>> Start Data segment

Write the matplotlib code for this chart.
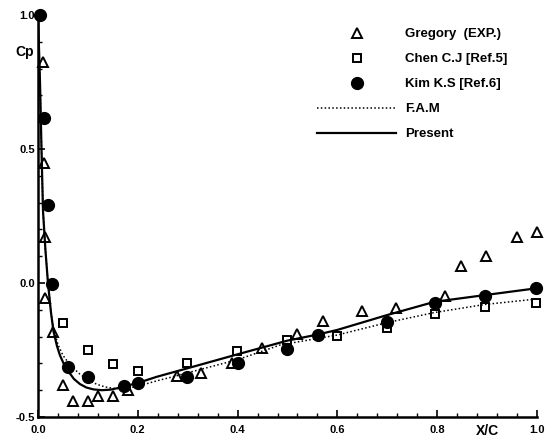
import matplotlib
matplotlib.use("Agg")
import matplotlib.pyplot as plt
from matplotlib.ticker import MultipleLocator

plt.rcParams['font.family'] = ['Liberation Sans', 'DejaVu Sans']

# Gregory (EXP.) - open triangles
greg_x = [0.01, 0.012, 0.014, 0.014, 0.031, 0.051, 0.071, 0.101, 0.121, 0.151, 0.181,
          0.278, 0.327, 0.389, 0.449, 0.519, 0.571, 0.65, 0.717, 0.816, 0.847, 0.898,
          0.96, 1.0]
greg_y = [0.825, 0.448, 0.172, -0.056, -0.182, -0.381, -0.439, -0.439, -0.42, -0.42,
          -0.399, -0.347, -0.335, -0.297, -0.244, -0.19, -0.14, -0.105, -0.092, -0.047,
          0.063, 0.101, 0.173, 0.191]

# Chen C.J - open squares
chen_x = [0.051, 0.101, 0.151, 0.201, 0.299, 0.399, 0.499, 0.60, 0.699, 0.795, 0.896, 0.998]
chen_y = [-0.15, -0.25, -0.302, -0.327, -0.298, -0.253, -0.213, -0.197, -0.169, -0.117,
          -0.088, -0.074]

# Kim K.S - filled circles
kim_x = [0.004, 0.012, 0.02, 0.0275, 0.061, 0.101, 0.173, 0.201, 0.299, 0.40, 0.499,
         0.561, 0.699, 0.795, 0.896, 0.998]
kim_y = [1.0, 0.616, 0.291, -0.005, -0.312, -0.35, -0.384, -0.374, -0.352, -0.297,
         -0.247, -0.194, -0.144, -0.076, -0.049, -0.02]

# F.A.M - dotted line
fam_x = [0.0, 0.004, 0.007, 0.01, 0.015, 0.02, 0.026, 0.031, 0.04, 0.05, 0.066, 0.084,
         0.1, 0.118, 0.135, 0.151, 0.168, 0.185, 0.21, 0.238, 0.27, 0.3, 0.4, 0.486, 0.6,
         0.699, 0.795, 0.896, 0.998]
fam_y = [1.0, 0.75, 0.5, 0.27, 0.12, 0.0, -0.11, -0.17, -0.23, -0.27, -0.31, -0.34,
         -0.362, -0.378, -0.388, -0.393, -0.394, -0.391, -0.38, -0.365, -0.35, -0.335,
         -0.286, -0.231, -0.194, -0.148, -0.11, -0.08, -0.06]

# Present - solid line
pre_x = [0.0, 0.004, 0.007, 0.01, 0.015, 0.02, 0.026, 0.031, 0.038, 0.044, 0.052, 0.061,
         0.072, 0.084, 0.097, 0.111, 0.128, 0.145, 0.158, 0.171, 0.185, 0.2, 0.238, 0.3,
         0.4, 0.5, 0.561, 0.6, 0.699, 0.795, 0.896, 0.998]
pre_y = [1.0, 0.75, 0.5, 0.27, 0.12, 0.0, -0.11, -0.18, -0.235, -0.27, -0.303, -0.33,
         -0.358, -0.377, -0.39, -0.397, -0.4, -0.398, -0.393, -0.387, -0.38, -0.373,
         -0.35, -0.318, -0.266, -0.215, -0.192, -0.175, -0.12, -0.07, -0.045, -0.02]

fig = plt.figure(figsize=(5.46, 4.41), dpi=100)
ax = fig.add_axes([38 / 546, 1 - 417 / 441, (537 - 38) / 546, (417 - 15) / 441])

ax.plot(greg_x, greg_y, linestyle='none', marker='^', markersize=6.5, markerfacecolor='white',
        markeredgecolor='black', markeredgewidth=1.4, label='Gregory  (EXP.)', clip_on=False)
ax.plot(chen_x, chen_y, linestyle='none', marker='s', markersize=6, markerfacecolor='white',
        markeredgecolor='black', markeredgewidth=1.4, label='Chen C.J [Ref.5]', clip_on=False)
ax.plot(kim_x, kim_y, linestyle='none', marker='o', markersize=8.5, color='black',
        label='Kim K.S [Ref.6]', clip_on=False)
ax.plot(fam_x, fam_y, color='black', linestyle=(0, (1, 1.5)), linewidth=1.1, label='F.A.M')
ax.plot(pre_x, pre_y, color='black', linestyle='-', linewidth=1.6, label='Present')

ax.set_xlim(0, 1.0)
ax.set_ylim(-0.5, 1.0)
ax.spines['top'].set_visible(False)
ax.spines['right'].set_visible(False)
ax.spines['left'].set_linewidth(1.8)
ax.spines['bottom'].set_linewidth(1.8)

ax.xaxis.set_major_locator(MultipleLocator(0.2))
ax.xaxis.set_minor_locator(MultipleLocator(0.04))
ax.yaxis.set_major_locator(MultipleLocator(0.5))
ax.yaxis.set_minor_locator(MultipleLocator(0.1))
ax.tick_params(which='major', direction='in', length=5, width=1.2, labelsize=8)
ax.tick_params(which='minor', direction='in', length=3, width=1.0)
ax.tick_params(axis='x', pad=6)
ax.tick_params(axis='y', pad=2)
ax.set_xticks([0.0, 0.2, 0.4, 0.6, 0.8, 1.0])
ax.set_xticklabels(['0.0', '0.2', '0.4', '0.6', '0.8', '1.0'], fontweight='bold')
ax.set_yticks([-0.5, 0.0, 0.5, 1.0])
ax.set_yticklabels(['-0.5', '0.0', '0.5', '1.0'], fontweight='bold')

fig.text(25 / 546, 1 - 52 / 441, 'Cp', fontsize=10, fontweight='bold', ha='center', va='center')
fig.text(487 / 546, 1 - 431 / 441, 'X/C', fontsize=10, fontweight='bold', ha='center', va='center')

ax.legend(loc='upper left', bbox_to_anchor=(317 / 546, 1 - 28 / 441),
          bbox_transform=fig.transFigure, frameon=False, numpoints=1,
          handlelength=6.0, handletextpad=0.7, labelspacing=0.97,
          borderpad=0, borderaxespad=0,
          prop={'size': 9.5, 'weight': 'bold'})

fig.savefig('out.png', dpi=100)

>> End Data segment

* _Task_
Quote, exactly and only, the lines from the first line of the data above through the line containing "0.063, 0.101, 0.173, 0.191]". The pictures do not belong in it.

* _Worked solution_
Write the matplotlib code for this chart.
import matplotlib
matplotlib.use("Agg")
import matplotlib.pyplot as plt
from matplotlib.ticker import MultipleLocator

plt.rcParams['font.family'] = ['Liberation Sans', 'DejaVu Sans']

# Gregory (EXP.) - open triangles
greg_x = [0.01, 0.012, 0.014, 0.014, 0.031, 0.051, 0.071, 0.101, 0.121, 0.151, 0.181,
          0.278, 0.327, 0.389, 0.449, 0.519, 0.571, 0.65, 0.717, 0.816, 0.847, 0.898,
          0.96, 1.0]
greg_y = [0.825, 0.448, 0.172, -0.056, -0.182, -0.381, -0.439, -0.439, -0.42, -0.42,
          -0.399, -0.347, -0.335, -0.297, -0.244, -0.19, -0.14, -0.105, -0.092, -0.047,
          0.063, 0.101, 0.173, 0.191]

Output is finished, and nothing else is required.